An increase in security has produced ambiguous results. A joint military taskforce has been accused of a heavy-handed and bellicose approach, pushing people further into the arms of the sect. Some Nigerians feel that the government is militarizing the problem, treating it as purely a security issue rather than one rooted in political and social grievances held in the north.
The solution is still murky. Observers say Jonathan must take decisive steps to restore public confidence by tightening security measures, finding the culprits responsible for the latest attack and tackling the underlying economic and social issues feeding the unrest.
“We must desperately overhaul our security apparatus … Government must perform the miracle of creating employment for our youths … Our nation would know no peace until the privileged ones begin to downgrade their own lifestyle to support the poor of our society,” wrote Dele Momodu in an editorial in one of Nigeria’s leading newspapers, This Day.
The bombing of the U.N. offices may only be the beginning. “We should expect more suicide attacks, as this is now becoming a standard modus operandi for the group, but it is difficult now to predict what their target might be,” said Sharwood-Smith.
Tighter security across the capital signals the anticipation of more deadly attacks. Streams of traffic are sucked into bottlenecks at entrances to large hotels and shopping complexes, as each car is checked for bombs.
“Bush bars,” open-air drinking spots that used to teem with people, are avoided.

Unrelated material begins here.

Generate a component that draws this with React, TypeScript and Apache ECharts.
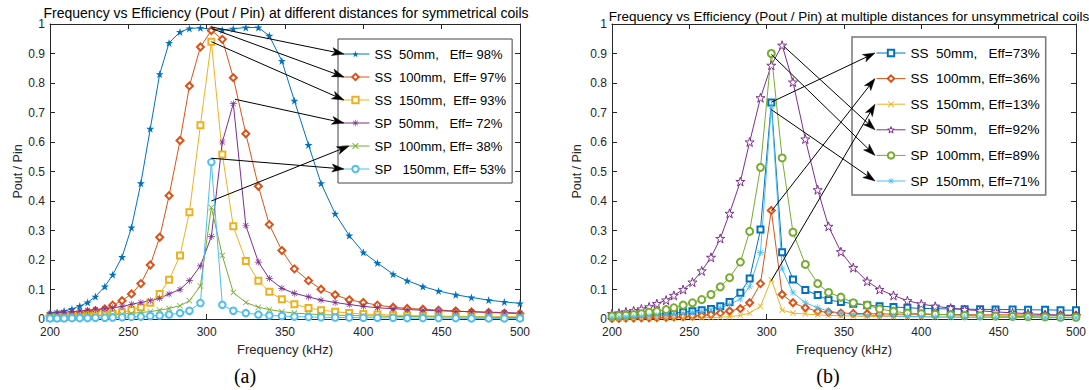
import React, { useEffect, useRef } from "react";
import * as echarts from "echarts";

const FREQ = [200, 204.5, 209, 214, 219, 224, 229, 235, 240, 246, 252, 258, 264, 270, 276, 283, 289, 296, 303, 310, 317, 325, 333, 340, 348, 356, 365, 373, 382, 391, 400, 409, 419, 428, 438, 448, 459, 469, 480, 490, 500];

// (a) symmetrical coils
const A_SS50 = [0.02, 0.022, 0.027, 0.034, 0.044, 0.056, 0.076, 0.11, 0.15, 0.21, 0.31, 0.46, 0.645, 0.83, 0.936, 0.973, 0.985, 0.987, 0.982, 0.98, 0.984, 0.988, 0.988, 0.96, 0.875, 0.74, 0.59, 0.46, 0.357, 0.283, 0.226, 0.19, 0.152, 0.13, 0.11, 0.095, 0.082, 0.073, 0.064, 0.058, 0.053];
const A_SS100 = [0.01, 0.011, 0.013, 0.016, 0.019, 0.023, 0.028, 0.034, 0.047, 0.062, 0.085, 0.12, 0.183, 0.277, 0.418, 0.605, 0.79, 0.922, 0.978, 0.948, 0.818, 0.628, 0.45, 0.32, 0.232, 0.17, 0.13, 0.101, 0.082, 0.065, 0.056, 0.047, 0.04, 0.036, 0.033, 0.03, 0.027, 0.024, 0.022, 0.02, 0.018];
const A_SS150 = [0.004, 0.005, 0.006, 0.007, 0.008, 0.01, 0.012, 0.014, 0.017, 0.022, 0.03, 0.04, 0.055, 0.085, 0.133, 0.215, 0.362, 0.657, 0.94, 0.558, 0.314, 0.197, 0.13, 0.092, 0.067, 0.05, 0.037, 0.03, 0.025, 0.02, 0.017, 0.015, 0.013, 0.012, 0.011, 0.01, 0.009, 0.009, 0.008, 0.008, 0.008];
const A_SP50 = [0.02, 0.021, 0.023, 0.025, 0.027, 0.03, 0.032, 0.035, 0.038, 0.042, 0.05, 0.056, 0.062, 0.07, 0.085, 0.1, 0.13, 0.18, 0.28, 0.6, 0.73, 0.317, 0.193, 0.137, 0.104, 0.087, 0.075, 0.064, 0.056, 0.049, 0.043, 0.038, 0.035, 0.032, 0.03, 0.028, 0.026, 0.025, 0.023, 0.022, 0.02];
const A_SP100 = [0.005, 0.006, 0.007, 0.008, 0.009, 0.01, 0.011, 0.013, 0.015, 0.017, 0.019, 0.022, 0.025, 0.03, 0.036, 0.045, 0.062, 0.112, 0.378, 0.215, 0.09, 0.056, 0.04, 0.032, 0.025, 0.02, 0.017, 0.015, 0.013, 0.012, 0.011, 0.01, 0.009, 0.008, 0.008, 0.007, 0.007, 0.006, 0.006, 0.005, 0.005];
const A_SP150 = [0.002, 0.002, 0.002, 0.003, 0.003, 0.003, 0.004, 0.004, 0.005, 0.006, 0.007, 0.008, 0.01, 0.012, 0.015, 0.02, 0.028, 0.054, 0.532, 0.048, 0.028, 0.02, 0.015, 0.012, 0.01, 0.008, 0.007, 0.006, 0.005, 0.005, 0.004, 0.004, 0.004, 0.003, 0.003, 0.003, 0.003, 0.002, 0.002, 0.002, 0.002];

// (b) unsymmetrical coils
const B_SS50 = [0.01, 0.011, 0.012, 0.013, 0.014, 0.015, 0.016, 0.018, 0.02, 0.023, 0.026, 0.03, 0.034, 0.043, 0.058, 0.089, 0.137, 0.303, 0.734, 0.226, 0.134, 0.098, 0.081, 0.064, 0.058, 0.052, 0.047, 0.043, 0.041, 0.038, 0.036, 0.035, 0.034, 0.033, 0.033, 0.032, 0.032, 0.031, 0.031, 0.03, 0.03];
const B_SS100 = [0.002, 0.002, 0.003, 0.003, 0.004, 0.004, 0.005, 0.006, 0.007, 0.008, 0.01, 0.012, 0.015, 0.02, 0.027, 0.035, 0.055, 0.12, 0.368, 0.083, 0.055, 0.038, 0.026, 0.023, 0.02, 0.019, 0.018, 0.017, 0.017, 0.016, 0.016, 0.015, 0.015, 0.015, 0.014, 0.014, 0.014, 0.013, 0.013, 0.013, 0.013];
const B_SS150 = [0.001, 0.001, 0.001, 0.002, 0.002, 0.002, 0.002, 0.003, 0.003, 0.003, 0.004, 0.004, 0.005, 0.006, 0.008, 0.012, 0.02, 0.043, 0.134, 0.03, 0.02, 0.017, 0.014, 0.012, 0.011, 0.01, 0.009, 0.008, 0.008, 0.007, 0.007, 0.007, 0.006, 0.006, 0.006, 0.006, 0.005, 0.005, 0.005, 0.005, 0.005];
const B_SP50 = [0.018, 0.02, 0.024, 0.028, 0.034, 0.041, 0.052, 0.064, 0.08, 0.1, 0.125, 0.163, 0.209, 0.273, 0.358, 0.466, 0.6, 0.75, 0.86, 0.928, 0.803, 0.61, 0.438, 0.314, 0.228, 0.174, 0.128, 0.1, 0.08, 0.062, 0.051, 0.043, 0.037, 0.032, 0.028, 0.024, 0.021, 0.018, 0.015, 0.013, 0.012];
const B_SP100 = [0.01, 0.011, 0.013, 0.015, 0.018, 0.023, 0.026, 0.032, 0.038, 0.047, 0.055, 0.066, 0.083, 0.109, 0.14, 0.193, 0.297, 0.514, 0.9, 0.546, 0.294, 0.185, 0.12, 0.09, 0.074, 0.055, 0.047, 0.034, 0.026, 0.02, 0.018, 0.016, 0.014, 0.012, 0.011, 0.01, 0.009, 0.008, 0.007, 0.006, 0.006];
const B_SP150 = [0.005, 0.006, 0.007, 0.008, 0.009, 0.01, 0.012, 0.013, 0.015, 0.018, 0.022, 0.026, 0.032, 0.038, 0.049, 0.068, 0.11, 0.225, 0.72, 0.17, 0.089, 0.055, 0.038, 0.027, 0.02, 0.016, 0.013, 0.011, 0.01, 0.009, 0.008, 0.007, 0.007, 0.006, 0.006, 0.005, 0.005, 0.005, 0.004, 0.004, 0.004];

const NAMES_A = ["SS  50mm,   Eff= 98%", "SS  100mm,  Eff= 97%", "SS  150mm,  Eff= 93%", "SP  50mm,   Eff= 72%", "SP  100mm, Eff= 38%", "SP   150mm, Eff= 53%"];
const NAMES_B = ["SS  50mm,   Eff=73%", "SS  100mm, Eff=36%", "SS  150mm, Eff=13%", "SP  50mm,   Eff=92%", "SP  100mm, Eff=89%", "SP  150mm, Eff=71%"];

const TITLE_A = "Frequency vs Efficiency (Pout / Pin) at different distances for symmetrical coils";
const TITLE_B = "Frequency vs Efficiency (Pout / Pin) at multiple distances for unsymmetrical coils";

// annotation arrow anchors (data space)
const ARROW_A = [[303, 0.99], [303, 0.985], [303, 0.94], [318, 0.745], [303, 0.4], [303, 0.545]];
const ARROW_B = [[303, 0.735], [303, 0.365], [303, 0.13], [311, 0.925], [303, 0.897], [303, 0.71]];

const COLORS = ["#0072BD", "#D95319", "#EDB120", "#7E2F8E", "#77AC30", "#4DBEEE"];
const FONT = '"Liberation Sans", Arial, sans-serif';
const AX = "#262626";

const STAR = "path://M0,-1 L0.2245,-0.309 L0.951,-0.309 L0.363,0.118 L0.588,0.809 L0,0.382 L-0.588,0.809 L-0.363,0.118 L-0.951,-0.309 L-0.2245,-0.309 Z";
const XMARK = "path://M-0.636,-0.778 L0.778,0.636 L0.636,0.778 L-0.778,-0.636 Z M0.636,-0.778 L0.778,-0.636 L-0.636,0.778 L-0.778,0.636 Z";
const ASTER = "path://M-0.09,-1 L0.09,-1 L0.09,1 L-0.09,1 Z M-1,-0.09 L1,-0.09 L1,0.09 L-1,0.09 Z M-0.636,-0.778 L0.778,0.636 L0.636,0.778 L-0.778,-0.636 Z M0.636,-0.778 L0.778,-0.636 L-0.636,0.778 L-0.778,0.636 Z";

const GRID_A = { left: 50, top: 24, width: 470, height: 295 };
const GRID_B = { left: 612, top: 24, width: 464, height: 295 };

function axesFor(gi: number, yName: string, yGap: number) {
  const line = { show: true, onZero: false, lineStyle: { color: AX, width: 1 } };
  const tick = { show: true, inside: true, length: 5, lineStyle: { color: AX } };
  const xBase = { gridIndex: gi, type: "value", min: 200, max: 500, interval: 50, splitLine: { show: false }, axisLine: line, axisTick: tick };
  const yBase = { gridIndex: gi, type: "value", min: 0, max: 1, interval: 0.1, splitLine: { show: false }, axisLine: line, axisTick: tick };
  return {
    x: [
      { ...xBase, position: "bottom", axisLabel: { color: AX, fontSize: 12, fontFamily: FONT, margin: 7 }, name: "Frequency (kHz)", nameLocation: "middle", nameGap: 23, nameTextStyle: { color: AX, fontSize: 13, fontFamily: FONT } },
      { ...xBase, position: "top", axisLabel: { show: false } },
    ],
    y: [
      { ...yBase, position: "left", axisLabel: { color: AX, fontSize: 12, fontFamily: FONT, margin: 5 }, name: yName, nameLocation: "middle", nameGap: yGap, nameTextStyle: { color: AX, fontSize: 12.5, fontFamily: FONT } },
      { ...yBase, position: "right", axisLabel: { show: false } },
    ],
  };
}

function mk(name: string, vals: number[], color: string, symbol: string, size: number, axis: number, hollow = false) {
  return {
    type: "line",
    name,
    xAxisIndex: axis,
    yAxisIndex: axis,
    data: FREQ.map((f, i) => [f, vals[i]]),
    symbol,
    symbolSize: size,
    showSymbol: true,
    color,
    lineStyle: { color, width: 1 },
    itemStyle: hollow ? { color: "#fff", borderColor: color, borderWidth: 1 } : { color, borderWidth: 1 },
    emphasis: { disabled: true },
    silent: true,
  };
}

const LEG_A = { left: 338, top: 39, pad: [8, 6, 7, 3], gap: 9, iw: 28, fs: 13 };
const LEG_B = { left: 852, top: 37, pad: [9, 6, 7, 24], gap: 11.6, iw: 29, fs: 13.5 };

function legendCfg(names: string[], L: any, border: string, bw: number) {
  return {
    data: names,
    orient: "vertical",
    left: L.left,
    top: L.top,
    padding: L.pad,
    itemGap: L.gap,
    itemWidth: L.iw,
    itemHeight: 8,
    borderColor: border,
    borderWidth: bw,
    backgroundColor: "#fff",
    selectedMode: false,
    lineStyle: { width: 1 },
    itemStyle: { borderWidth: 1 },
    textStyle: { fontSize: L.fs, fontFamily: FONT, color: "#000", lineHeight: 14 },
  };
}

function arrow(s: number[], t: number[]) {
  const dx = t[0] - s[0];
  const dy = t[1] - s[1];
  const len = Math.hypot(dx, dy);
  const ux = dx / len;
  const uy = dy / len;
  const hl = 12;
  const hw = 4;
  const bx = t[0] - ux * hl;
  const by = t[1] - uy * hl;
  const nx = t[0] - ux * hl * 0.75;
  const ny = t[1] - uy * hl * 0.75;
  return [
    { type: "line", z: 100, silent: true, shape: { x1: s[0], y1: s[1], x2: nx, y2: ny }, style: { stroke: "#000", lineWidth: 1 } },
    {
      type: "polygon", z: 101, silent: true,
      shape: { points: [[t[0], t[1]], [bx - uy * hw, by + ux * hw], [nx, ny], [bx + uy * hw, by - ux * hw]] },
      style: { fill: "#000", stroke: "#000", lineWidth: 0.5 },
    },
  ];
}

function textEl(text: string, x: number, y: number, font: string) {
  return {
    type: "text", x, y, z: 50, silent: true,
    style: { text, font, fill: "#000", align: "center", verticalAlign: "middle", textAlign: "center", textVerticalAlign: "middle" },
  };
}

export default function App() {
  const ref = useRef<HTMLDivElement>(null);
  useEffect(() => {
    if (!ref.current) return;
    const chart = echarts.init(ref.current, null, { renderer: "svg" });
    const aA = axesFor(0, "Pout / Pin", 26);
    const aB = axesFor(1, "Pout / Pin", 29);
    const option: any = {
      animation: false,
      backgroundColor: "#fff",
      grid: [GRID_A, GRID_B],
      xAxis: [...aA.x, ...aB.x],
      yAxis: [...aA.y, ...aB.y],
      legend: [legendCfg(NAMES_A, LEG_A, "#444", 1), legendCfg(NAMES_B, LEG_B, "#777", 1.5)],
      series: [
        mk(NAMES_A[0], A_SS50, COLORS[0], STAR, 8, 0),
        mk(NAMES_A[1], A_SS100, COLORS[1], "emptyDiamond", 7, 0),
        mk(NAMES_A[2], A_SS150, COLORS[2], "emptyRect", 6, 0),
        mk(NAMES_A[3], A_SP50, COLORS[3], ASTER, 7, 0),
        mk(NAMES_A[4], A_SP100, COLORS[4], XMARK, 6, 0),
        mk(NAMES_A[5], A_SP150, COLORS[5], "emptyCircle", 6.5, 0),
        mk(NAMES_B[0], B_SS50, COLORS[0], "emptyRect", 6, 2),
        mk(NAMES_B[1], B_SS100, COLORS[1], "emptyDiamond", 7, 2),
        mk(NAMES_B[2], B_SS150, COLORS[2], XMARK, 6, 2),
        mk(NAMES_B[3], B_SP50, COLORS[3], STAR, 9, 2, true),
        mk(NAMES_B[4], B_SP100, COLORS[4], "emptyCircle", 7, 2),
        mk(NAMES_B[5], B_SP150, COLORS[5], ASTER, 7, 2),
      ],
    };
    chart.setOption(option);

    const g: any[] = [
      textEl(TITLE_A, 286, 13, `14px ${FONT}`),
      textEl(TITLE_B, 849, 16, `13.5px ${FONT}`),
      textEl("(a)", 245, 376, `20px "Liberation Serif", "Times New Roman", serif`),
      textEl("(b)", 828, 376, `20px "Liberation Serif", "Times New Roman", serif`),
    ];
    const stepA = 14 + LEG_A.gap;
    ARROW_A.forEach((p, i) => {
      const s = chart.convertToPixel({ seriesIndex: 0 }, p) as number[];
      const tx = LEG_A.left + LEG_A.pad[3] + (i === 4 ? 8 : 3);
      const ty = LEG_A.top + LEG_A.pad[0] + 7 + i * stepA;
      g.push(...arrow(s, [tx, ty]));
    });
    const stepB = 14 + LEG_B.gap;
    ARROW_B.forEach((p, i) => {
      const s = chart.convertToPixel({ seriesIndex: 6 }, p) as number[];
      const tx = LEG_B.left + LEG_B.pad[3] - 1;
      const ty = LEG_B.top + LEG_B.pad[0] + 7 + i * stepB;
      g.push(...arrow(s, [tx, ty]));
    });
    chart.setOption({ graphic: g });
    return () => chart.dispose();
  }, []);
  return <div ref={ref} style={{ position: "absolute", left: 0, top: 0, width: 1089, height: 390 }} />;
}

Large masts with security cameras have been erected in central districts to record activities as police checkpoints stop and check cars at night.
Many Nigerians are bracing themselves for more attacks. Cement barriers have been erected in front of embassies, international schools and compounds to try to prevent a potential car bomber.
For the inhabitants of Abuja, the concern is not if Boko Haram will strike again, but when.